Aurora e Angelo si giurarono amore eterno tra le mura dell’abbazia costruita nel XII secolo. Le loro promesse divennero granelli di una storia quasi millenaria.
Il viso dello sposo era rigato dalle lacrime: Angelo ripensò al padre che aveva perso in tenera età, del quale non riusciva a ricordare i tratti somatici, né il timbro della voce. L’unica immagine era quella di una foto in bianco e nero, che lo ritraeva in giacca e cravatta.

Fu un matrimonio semplice, senza festeggiamenti. Qualche scatto dopo la cerimonia religiosa e un pranzo improvvisato a casa dei parenti, per pochi intimi. Brodo caldo per suggellare il fatidico sì.

Sarei nata cinque mesi dopo. Cinque anni e mezzo trascorsi da figlia unica, prima dell’arrivo di mio fratello. Tornando da scuola vidi il fiocco azzurro sul portone di casa. Sorrisi. Bramavo dalla voglia di vederlo, ma soprattutto di decidere il suo nome. In qualità di sorella maggiore sarebbe stata una mia prerogativa.


Lo avevo “macchinato” da tempo. Appena giunsi in ospedale lo comunicai ai miei genitori, con la stessa sacralità dell’habemus papam. «Si chiamerà Gianluca» sentenziai.
Povera illusa! Non avevo fatto i conti con il cervello degli adulti di sesso maschile. In particolare quello di mio padre e del suo amico. Lungo il tragitto verso l’anagrafe scombinarono il mio piano. Tra una chiacchiera e l’altra bocciarono il nome che avevo scelto e andarono alla ricerca di un altro nome composto. «Piergiorgio» pensarono. «No, troppe “erre”, meglio Pierpaolo» convennero dopo qualche minuto. L’impiegato fece il resto, cestinando definitivamente il mio parere.

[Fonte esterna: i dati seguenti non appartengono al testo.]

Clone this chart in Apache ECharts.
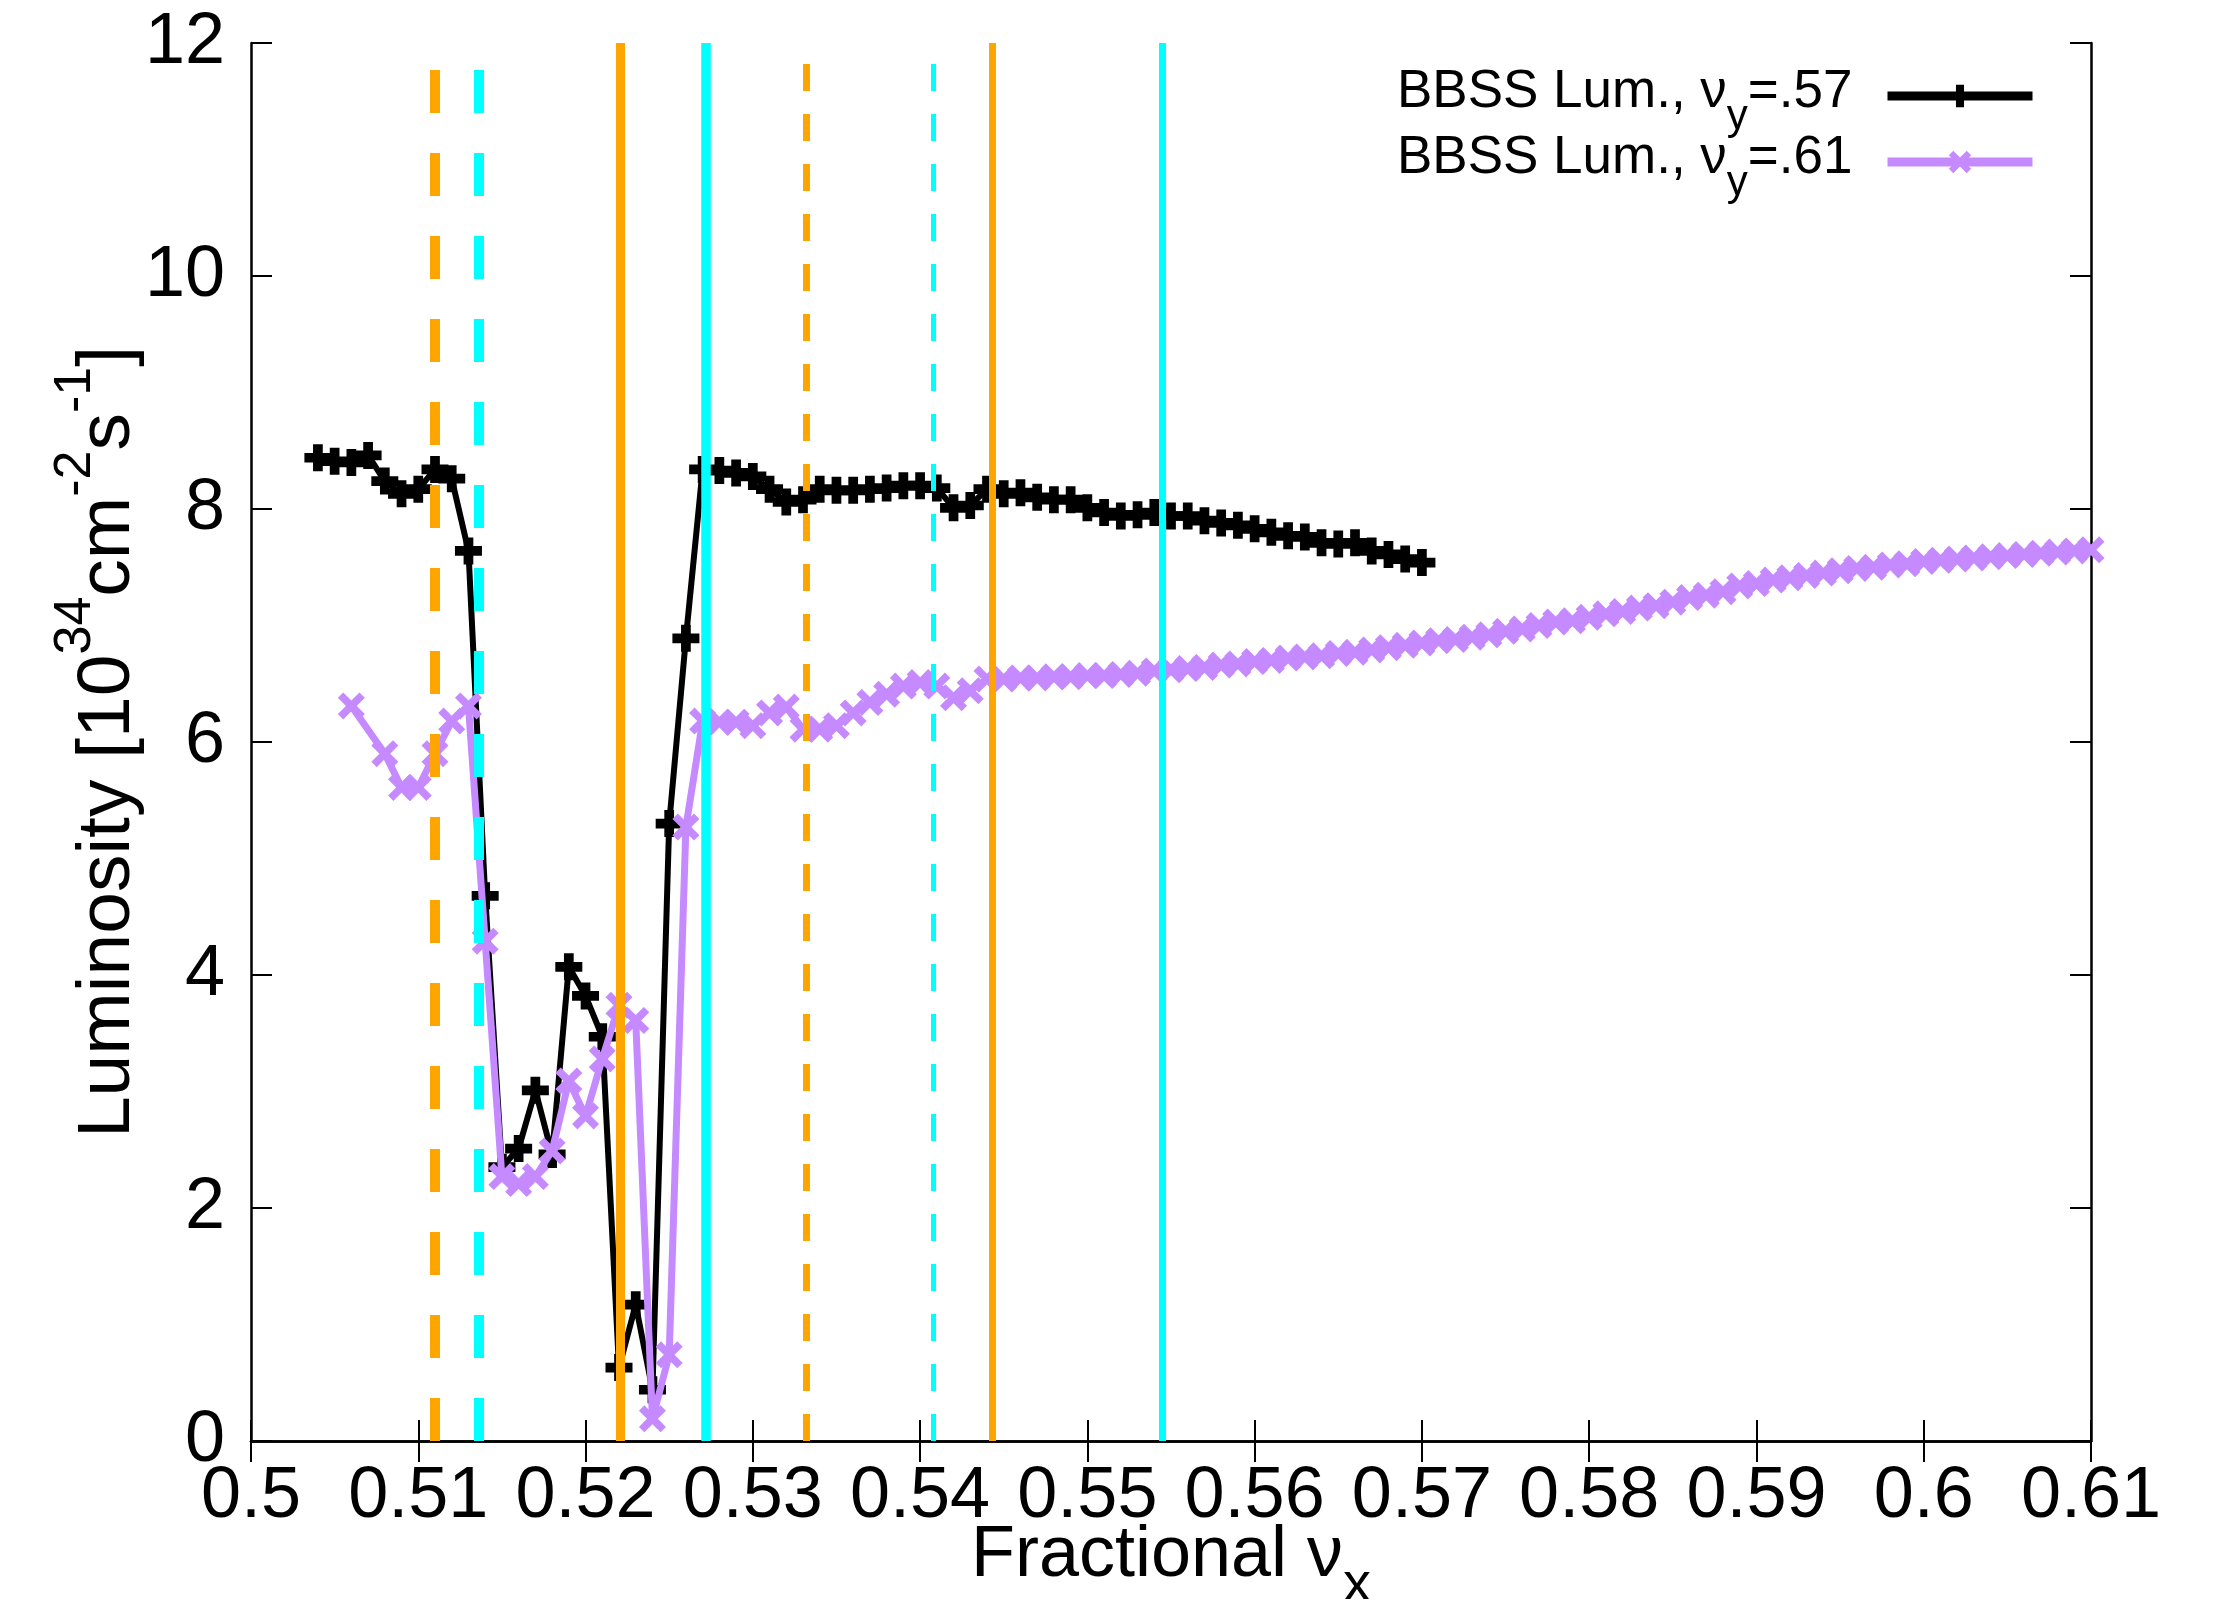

La notizia mi sconvolse. Piansi nel corridoio dell’ospedale. Riuscii a calmarmi soltanto quando presi tra le braccia il neonato più bello che avessi mai visto. Aveva il viso perfetto, morbido e rotondo, ma stentava ad aprire gli occhi. Li tenne chiusi per giorni, suscitando la preoccupazione di alcuni parenti. Mia madre era serena. 
Quando Pierpaolo aprì gli occhi, fu meraviglia.